By the same token, Garnett continued, “The threshold is 50 percent plus one of everyone, which is infinitely higher than just the board voting, along with that required notice and a plethora of disclosure about what it means — everyone’s going to be informed about how best to move forward. If there’s a legit construction defect, then there’s a clear path to moving forward, but people will have the opportunity to have their say, and they will be very informed before they cast their votes.”
Garnett said he’s confident both sides are bending but neither is being asked to give up too much.
“I know this issue has been going on a long time, so the trenches are really deep and people are dug into what they believe is best. I understand that. But I’ve never known anyone to get every single word they want from the Legislature. It doesn’t work like that,” he said. “I believe we have a policy that homeowners can follow, and that developers and builders will feel comfortable breaking ground.”
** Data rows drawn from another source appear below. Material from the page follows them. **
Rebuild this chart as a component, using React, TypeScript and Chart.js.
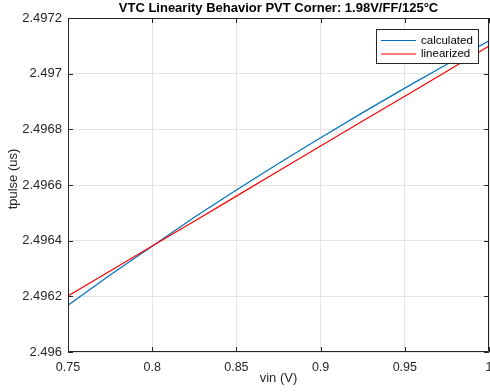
import React, { useEffect, useRef } from "react";
import { Chart, registerables } from "chart.js";

Chart.register(...registerables);

const titleText = "VTC Linearity Behavior PVT Corner: 1.98V/FF/125°C";
const xLabel = "vin (V)";
const yLabel = "tpulse (us)";
const vin = [0.75, 0.775, 0.8, 0.825, 0.85, 0.875, 0.9, 0.925, 0.95, 0.975, 1.0];
const calculated = [2.496168, 2.496277, 2.49638, 2.496484, 2.496582, 2.496677, 2.49677, 2.49686, 2.496948, 2.497034, 2.497118];
const linearized = [2.496201, 2.496291, 2.496381, 2.49647, 2.49656, 2.49665, 2.49674, 2.49683, 2.496919, 2.497009, 2.497099];
const seriesNames = ["calculated", "linearized"];
const seriesColors = ["#0072BD", "#FF0000"];
const xTicks = [0.75, 0.8, 0.85, 0.9, 0.95, 1];
const yTicks = [2.496, 2.4962, 2.4964, 2.4966, 2.4968, 2.497, 2.4972];

const FONT = "'Liberation Sans', Arial, Helvetica, sans-serif";
const TEXT = "#262626";

const decorPlugin = {
  id: "decor",
  afterDraw(chart: any) {
    const ctx = chart.ctx as CanvasRenderingContext2D;
    const a = chart.chartArea;
    const xs = chart.scales.x;
    const ys = chart.scales.y;
    ctx.save();
    // box
    ctx.strokeStyle = TEXT;
    ctx.lineWidth = 1;
    ctx.beginPath();
    ctx.rect(a.left + 0.5, a.top + 0.5, a.right - a.left - 1, a.bottom - a.top - 1);
    ctx.stroke();
    // inward ticks
    const tl = 5;
    ctx.beginPath();
    xTicks.forEach((v) => {
      const px = Math.round(xs.getPixelForValue(v)) + 0.5;
      ctx.moveTo(px, a.bottom);
      ctx.lineTo(px, a.bottom - tl);
      ctx.moveTo(px, a.top);
      ctx.lineTo(px, a.top + tl);
    });
    yTicks.forEach((v) => {
      const py = Math.round(ys.getPixelForValue(v)) + 0.5;
      ctx.moveTo(a.left, py);
      ctx.lineTo(a.left + tl, py);
      ctx.moveTo(a.right, py);
      ctx.lineTo(a.right - tl, py);
    });
    ctx.stroke();
    // title
    ctx.fillStyle = "#000";
    ctx.font = `bold 13px ${FONT}`;
    ctx.textAlign = "center";
    ctx.textBaseline = "middle";
    ctx.fillText(titleText, (a.left + a.right) / 2, 8.5);
    // y axis title
    ctx.save();
    ctx.translate(13, 179);
    ctx.rotate(-Math.PI / 2);
    ctx.fillStyle = TEXT;
    ctx.font = `13px ${FONT}`;
    ctx.fillText(yLabel, 0, 0);
    ctx.restore();
    // legend
    const bx = 376, by = 29, bw = 103, bh = 35;
    ctx.fillStyle = "#fff";
    ctx.fillRect(bx, by, bw, bh);
    ctx.strokeStyle = TEXT;
    ctx.strokeRect(bx + 0.5, by + 0.5, bw - 1, bh - 1);
    ctx.font = `11.5px ${FONT}`;
    ctx.textAlign = "left";
    ctx.textBaseline = "middle";
    const rows = [40.5, 54];
    seriesNames.forEach((n, i) => {
      ctx.strokeStyle = seriesColors[i];
      ctx.lineWidth = 1.2;
      ctx.beginPath();
      ctx.moveTo(381, rows[i]);
      ctx.lineTo(416, rows[i]);
      ctx.stroke();
      ctx.fillStyle = "#000";
      ctx.fillText(n, 421, rows[i]);
    });
    ctx.restore();
  },
};

export default function App() {
  const ref = useRef<HTMLCanvasElement | null>(null);
  useEffect(() => {
    if (!ref.current) return;
    const chart = new Chart(ref.current, {
      type: "line",
      data: {
        datasets: [
          {
            label: seriesNames[0],
            data: vin.map((x, i) => ({ x, y: calculated[i] })),
            borderColor: seriesColors[0],
            borderWidth: 1.2,
            pointRadius: 0,
            tension: 0,
            order: 1,
          },
          {
            label: seriesNames[1],
            data: vin.map((x, i) => ({ x, y: linearized[i] })),
            borderColor: seriesColors[1],
            borderWidth: 1.2,
            pointRadius: 0,
            tension: 0,
            order: 0,
          },
        ],
      },
      options: {
        animation: false,
        responsive: false,
        layout: { padding: { top: 18, left: 0, right: 1, bottom: 0 } },
        plugins: { legend: { display: false }, title: { display: false }, tooltip: { enabled: false } },
        scales: {
          x: {
            type: "linear",
            min: 0.75,
            max: 1,
            afterBuildTicks: (s: any) => {
              s.ticks = xTicks.map((v) => ({ value: v }));
            },
            afterFit: (s: any) => {
              s.height = 40;
              s.paddingLeft = 0;
              s.paddingRight = 0;
            },
            ticks: {
              padding: 8,
              maxRotation: 0,
              autoSkip: false,
              color: TEXT,
              font: { family: FONT, size: 12.5 },
              callback: (v: any) => String(+Number(v).toFixed(2)),
            },
            grid: { color: "#e3e3e3", drawTicks: false },
            border: { display: false },
            title: {
              display: true,
              text: xLabel,
              color: TEXT,
              font: { family: FONT, size: 13 },
              padding: { top: 0, bottom: 6 },
            },
          },
          y: {
            type: "linear",
            min: 2.496,
            max: 2.4972,
            afterBuildTicks: (s: any) => {
              s.ticks = yTicks.map((v) => ({ value: v }));
            },
            afterFit: (s: any) => {
              s.width = 68;
              s.paddingTop = 0;
              s.paddingBottom = 0;
            },
            ticks: {
              padding: 6,
              autoSkip: false,
              color: TEXT,
              font: { family: FONT, size: 13 },
              callback: (v: any) => String(+Number(v).toFixed(4)),
            },
            grid: { color: "#e3e3e3", drawTicks: false },
            border: { display: false },
            title: { display: false },
          },
        },
      },
      plugins: [decorPlugin],
    } as any);
    return () => chart.destroy();
  }, []);
  return (
    <div style={{ position: "fixed", left: 0, top: 0, width: 490, height: 392, background: "#fff" }}>
      <canvas ref={ref} width={490} height={392} style={{ display: "block" }} />
    </div>
  );
}
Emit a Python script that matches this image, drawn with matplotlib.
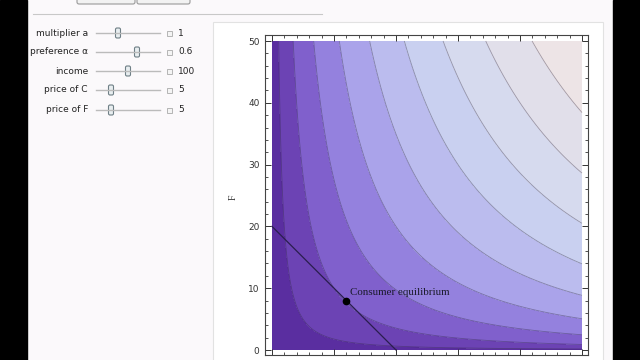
import matplotlib
matplotlib.use("Agg")
import matplotlib.pyplot as plt
from matplotlib.patches import Rectangle, FancyBboxPatch
import numpy as np

# slider settings shown in the control panel
slider_labels = ["multiplier a", "preference \u03b1", "income", "price of C", "price of F"]
slider_values = ["1", "0.6", "100", "5", "5"]
slider_thumbs = [118, 137, 128, 111, 111]   # thumb x position (px)

a = 1.0
alpha = 0.6
income = 100.0
price_c = 5.0
price_f = 5.0

levels = [0, 5, 10, 15, 20, 25, 30, 35, 40, 45, 60]
band_colors = ["#5a2ea0", "#6c43b4", "#8060cc", "#9481de", "#aaa3ea",
               "#bbbcee", "#c9d0f0", "#d6daee", "#e1dfea", "#ede4e6"]

fig = plt.figure(figsize=(6.4, 3.6), dpi=100)
fig.patch.set_facecolor("#fbf9fb")

# ---- window / control panel drawn in pixel coords
ui = fig.add_axes([0, 0, 1, 1], zorder=0)
ui.set_xlim(0, 640)
ui.set_ylim(360, 0)
ui.axis("off")
ui.add_patch(Rectangle((0, 0), 27, 360, color="black"))
ui.add_patch(Rectangle((613, 0), 27, 360, color="black"))
ui.add_patch(FancyBboxPatch((77, -6), 58, 10, boxstyle="round,pad=0,rounding_size=2",
                            fc="#f2f2f2", ec="#999999", lw=0.8))
ui.add_patch(FancyBboxPatch((137, -6), 53, 10, boxstyle="round,pad=0,rounding_size=2",
                            fc="#f2f2f2", ec="#999999", lw=0.8))
ui.plot([33, 322], [14, 14], color="#c8c8c8", lw=0.8)
ui.add_patch(Rectangle((213, 22), 390, 345, fc="#ffffff", ec="#e2e2e2", lw=0.8))

rows_y = [33, 52, 71, 90, 110]
for lab, val, tx, yy in zip(slider_labels, slider_values, slider_thumbs, rows_y):
    ui.text(88, yy, lab, ha="right", va="center", fontsize=6.5, color="#222222",
            family="DejaVu Sans")
    ui.plot([96, 160], [yy, yy], color="#bbbbbb", lw=1.0)
    ui.add_patch(FancyBboxPatch((tx - 2.5, yy - 5), 5, 10,
                                boxstyle="round,pad=0,rounding_size=1.5",
                                fc="#e8eef0", ec="#6f7f86", lw=0.8))
    ui.add_patch(Rectangle((167, yy - 2.5), 5, 5, fc="#f4f4f4", ec="#aaaaaa", lw=0.6))
    ui.text(178, yy, val, ha="left", va="center", fontsize=6.5, color="#222222")

# ---- contour plot
ax = fig.add_axes([265 / 640, 5 / 360, 323 / 640, 320 / 360], zorder=1)
px_x = 310 / 50
px_y = 309 / 50
ax.set_xlim(-7 / px_x, 50 + 6 / px_x)
ax.set_ylim(-5 / px_y, 50 + 6 / px_y)
ax.set_facecolor("white")

xs = np.linspace(0, 50, 401)
ys = np.linspace(0, 50, 401)
X, Y = np.meshgrid(xs, ys)
U = a * X ** alpha * Y ** (1 - alpha)
ax.contourf(X, Y, U, levels=levels, colors=band_colors)
ax.contour(X, Y, U, levels=levels[1:-1], colors="#2e2640", linewidths=0.6, alpha=0.4)

# budget line and equilibrium
bx = np.array([0, income / price_c])
by = (income - price_c * bx) / price_f
ax.plot(bx, by, color="#2a1e4e", lw=0.9)
c_star = alpha * income / price_c
f_star = (1 - alpha) * income / price_f
ax.plot([c_star], [f_star], "o", color="black", ms=4.5)
ax.text(c_star + 0.6, f_star + 0.6, "Consumer equilibrium", fontsize=7.9,
        family="Liberation Serif", color="#1a1a2a", ha="left", va="bottom")

ax.set_xticks(np.arange(0, 51, 10))
ax.set_xticks(np.arange(0, 51, 2), minor=True)
ax.set_yticks(np.arange(0, 51, 10))
ax.set_yticks(np.arange(0, 51, 2), minor=True)
ax.tick_params(which="both", direction="in", top=True, right=True, color="#333333",
               labelsize=6.5, labelcolor="#333333", pad=4)
ax.tick_params(which="major", length=4, width=0.7)
ax.tick_params(which="minor", length=2, width=0.6)
ax.tick_params(axis="x", labelbottom=False)
for s in ax.spines.values():
    s.set_color("#444444")
    s.set_linewidth(0.8)

fig.text(233 / 640, 1 - 197 / 360, "F", rotation=90, fontsize=7,
         family="Liberation Serif", ha="center", va="center", color="#333333")

fig.savefig("out.png", dpi=100, facecolor=fig.get_facecolor())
House Democrats cheered the bill’s debut, contending that it delivers on commitments made by House and Senate leaders on both sides of the aisle at the beginning of the legislative session. That’s when House Speaker Crisanta Duran, D-Denver, and Senate President Kevin Grantham, R-Cañon City, introduced Senate Bill 45, another piece of bipartisan legislation aimed at solving another piece of the construction defects puzzle — defining how to apportion liability among general contractors and subcontractors after lawsuits have been filed. That bill is awaiting action in the Republican-controlled Senate.
Duran said late Friday that she’s confident the compromise legislation can accomplish what has eluded previous General Assemblies.
“I hope this bill, along with Senate Bill 45 and the Colorado Supreme Court’s impending Vallagio ruling, will finally put to rest an issue that has been a bone of contention in the Colorado General Assembly for many years,” she said in a statement. “Our goal is to restore some balance to the Colorado real estate market and make housing more available.”
(Duran was referring to a case before the state’s high court — Vallagio at Inverness Residential Condominium Association, Inc. v. Metropolitan Homes, Inc., et al — which involves whether an HOA on its own can rewrite a developer’s condominium document if the document requires binding arbitration, instead of a lawsuit, to resolve construction complaints.)
Guzman, as well, said she believes the legislation balances fiercely competing interests.
“From the start, Democrats have made it clear we are committed to legislation that would encourage the construction of attainable housing without taking away homeowners’ rights,” she said in a statement. “By balancing homeowners’ ability to seek damages for defective work with provisions to shield honest businesses from bad actors, I believe this bill will tackle a major issue in the construction defects debate.”
Garnett said he thinks House Bill 1279, along with the bill sponsored by Duran and Grantham, will be enough to encourage lawsuit-shy developers to get back in the business of building condos throughout Colorado.
“If this were signed into law today, I believe in a few years — it’s going to take a couple years for the market to react — there’s going to be confidence, and it will react the right way,” he said. “There’ll be enough confidence for insurers and developers. It will be time to get those plans, blow off the dust and break ground.”